Proof of Theorem 4.2 in Elements of Causal Inference

51 Views Asked by At

I'm a novice in the field of causal inference, and was going through material on Structure Identifiability in the textbook 'Elements of Causal Inference'. I am unable to get an intuition about the following theorem:

Theorem 4.2 (Identifiability of linear non-Gaussian models): Assume that $P_{X, Y}$ admits the linear model $$ Y=\alpha X+N_Y, \quad N_Y \perp\kern-5pt\perp X, $$ with continuous random variables $X, N_Y$, and $Y$. Then there exist $\beta \in \mathbb{R}$ and $a$ random variable $N_X$ such that $$ X=\beta Y+N_X, \quad N_X \perp\kern-5pt\perp Y, $$ if and only if $N_Y$ and $X$ are Gaussian.

Here's the proof of this theorem, as also given in the textbook:

Proof of Theorem $4.2$

We first state a lemma.

Lemma C.1 Let $X$ and $N$ be independent wariables and assume that $N$ is nondeterministic. Then $N \not(X+N)$. Proof of Theorem 4.2. If $X$ and $N_Y$ are normally distributed, we have $$ \beta:=\frac{\operatorname{cov}[X, Y]}{\operatorname{cov}[Y, Y]}=\frac{\alpha \operatorname{var}[X]}{\alpha^2 \operatorname{var}[X]+\operatorname{var}\left[N_Y\right]} $$ and define $N_X:=X-\beta Y . N_X$ and $Y$ are uncorrelated by construction and because $N_X$ and $Y$ are jointly Gaussian, it follows that they are independent, too. To prove the "only if" statement, we assume that $Y=\alpha X+N_Y$ and $N_X=(1-\alpha \beta) X-\beta N_Y$ are independent. Distinguish between the following cases

(i) $(1-\alpha \beta) \neq 0$ and $\beta \neq 0$. Here, Theorem $4.3$ implies that $X, N_Y$ and thus also $Y, N_X$ are normally distributed. Hence, $P_{X, Y}$ is bivariate Gaussian, too. (ii) $\beta=0$. This implies $$ X \perp\kern-5pt\perp \alpha X+N_Y, $$ which is a contradiction to Lemma C.1.

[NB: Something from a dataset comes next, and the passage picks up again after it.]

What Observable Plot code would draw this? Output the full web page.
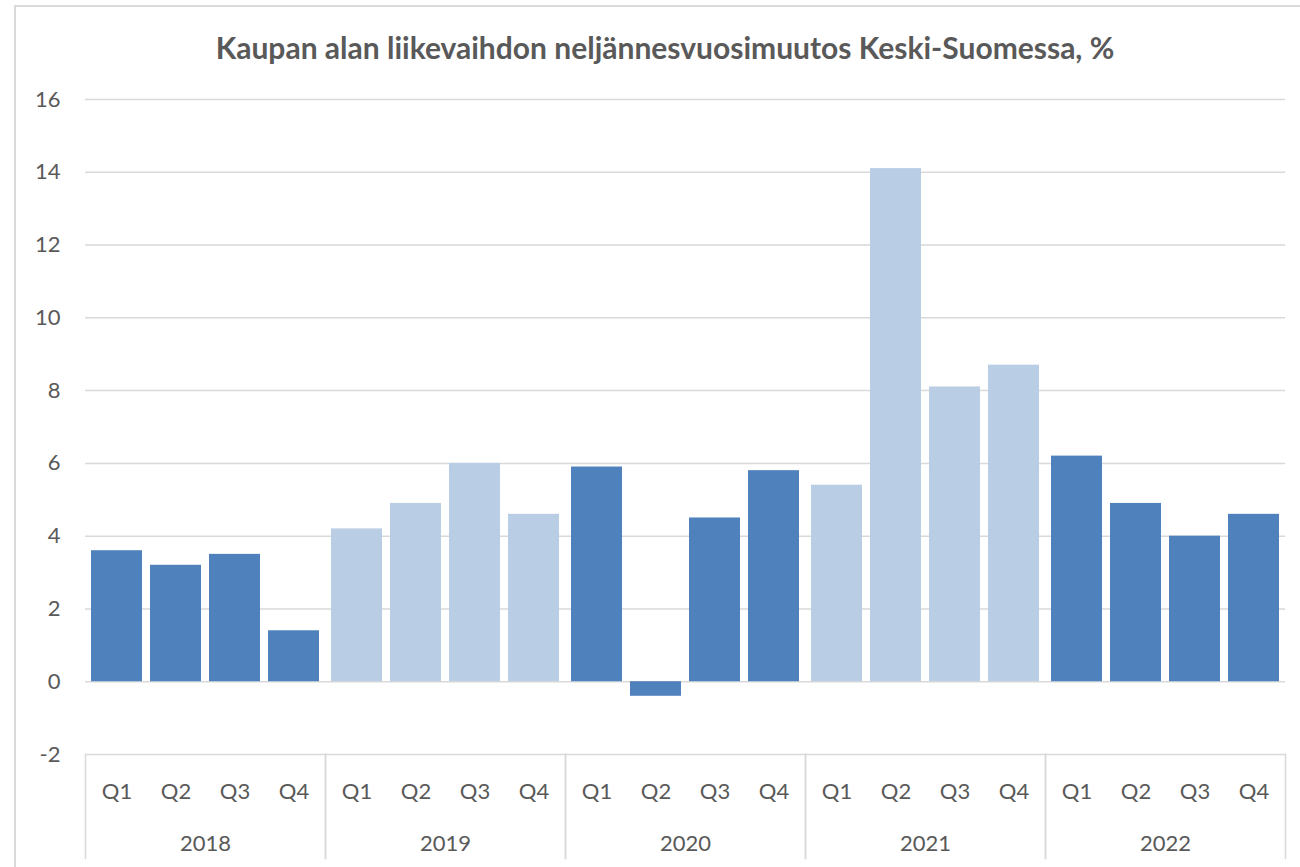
<!DOCTYPE html>
<html>
<head>
<meta charset="utf-8">
<script src="https://cdn.jsdelivr.net/npm/d3@7"></script>
<script src="https://cdn.jsdelivr.net/npm/@observablehq/plot@0.6"></script>
<style>
  html, body { margin: 0; padding: 0; background: #fff; }
  #wrap { position: relative; width: 1300px; height: 867px; overflow: hidden; }
  #border { position: absolute; left: 14px; top: 5px; width: 1400px; height: 1000px;
            border-top: 2px solid #D9D9D9; border-left: 2px solid #D9D9D9; box-sizing: border-box; }
  #title { position: absolute; left: 0; top: 0; width: 1330px; height: 80px; line-height: 94px;
           text-align: center; font-family: Lato, "Open Sans", sans-serif; font-weight: bold;
           font-size: 30px; color: #595959; }
  #chart { position: absolute; left: 0; top: 80px; }
</style>
</head>
<body>
<div id="wrap">
  <div id="border"></div>
  <div id="title">Kaupan alan liikevaihdon neljännesvuosimuutos Keski-Suomessa, %</div>
  <div id="chart"></div>
</div>
<script>
const years = ["2018", "2019", "2020", "2021", "2022"];
const quarters = ["Q1", "Q2", "Q3", "Q4"];
const values2018 = [3.6, 3.2, 3.5, 1.4];
const values2019 = [4.2, 4.9, 6.0, 4.6];
const values2020 = [5.9, -0.4, 4.5, 5.8];
const values2021 = [5.4, 14.1, 8.1, 8.7];
const values2022 = [6.2, 4.9, 4.0, 4.6];
const yTicks = [-2, 0, 2, 4, 6, 8, 10, 12, 14, 16];

const valuesByYear = [values2018, values2019, values2020, values2021, values2022];
const rows = years.flatMap((year, i) =>
  quarters.map((q, j) => ({year, q, value: valuesByYear[i][j]}))
);

const dark = "#4F81BD";
const light = "#B9CDE5";
const grid = "#D9D9D9";

const chart = Plot.plot({
  width: 1300,
  height: 787,
  marginTop: 19,
  marginBottom: 113,
  marginLeft: 85,
  marginRight: 15,
  style: {fontFamily: "Lato, 'Open Sans', sans-serif", fontSize: "22px", color: "#595959", background: "transparent"},
  fx: {domain: years, padding: 0, label: null},
  x: {domain: quarters, paddingInner: 0.133, paddingOuter: 0.067, label: null},
  y: {domain: [-2, 16], label: null},
  color: {domain: years, range: [dark, light, dark, light, dark]},
  marks: [
    Plot.gridY(yTicks, {stroke: grid, strokeOpacity: 1, strokeWidth: 1.5}),
    Plot.barY(rows, {fx: "year", x: "q", y: "value", fill: "year"}),
    Plot.frame({anchor: "left", stroke: grid, strokeWidth: 1.5, insetTop: 655, insetBottom: -104}),
    Plot.frame({anchor: "right", stroke: grid, strokeWidth: 1.5, insetTop: 655, insetBottom: -104}),
    Plot.axisY(yTicks, {tickSize: 0, tickPadding: 25, fontSize: 22, label: null, tickFormat: d => d < 0 ? "-" + Math.abs(d) : String(d)}),
    Plot.axisX({anchor: "bottom", tickSize: 0, tickPadding: 29, fontSize: 22, label: null}),
    Plot.axisFx({anchor: "bottom", tickSize: 0, tickPadding: 81, fontSize: 22, label: null})
  ]
});
document.getElementById("chart").appendChild(chart);
</script>
</body>
</html>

(iii) $(1-\alpha \beta)=0$. It follows $-\beta N_Y \perp \alpha X+N_Y$. Thus $$ N_Y \perp\kern-5pt\perp \alpha X+N_Y, $$ which, again, contradicts Lemma C.1. This concludes the proof.

where, Theorem 4.3 (Darmois-Skitovič):
Let $X_1, \ldots, X_d$ be independent, non-degenerate random variables. If there exist non-vanishing coefficients $a_1, \ldots, a_d$ and $b_1, \ldots, b_d$ (that is, for all $i, a_i \neq 0 \neq b_i$ ) such that the two linear combinations $$ \begin{array}{l} l_1=a_1 X_1+\ldots+a_d X_d, \\ l_2=b_1 X_1+\ldots+b_d X_d \end{array} $$ are independent, then each $X_i$ is normally distributed.


My question: where do the three conditions for independence of $Y and N_x$ come from? Can anyone shed more light on the intuition that guides this proof? I'm getting so lost in the maths part of it, that I keep missing the point. Thanks!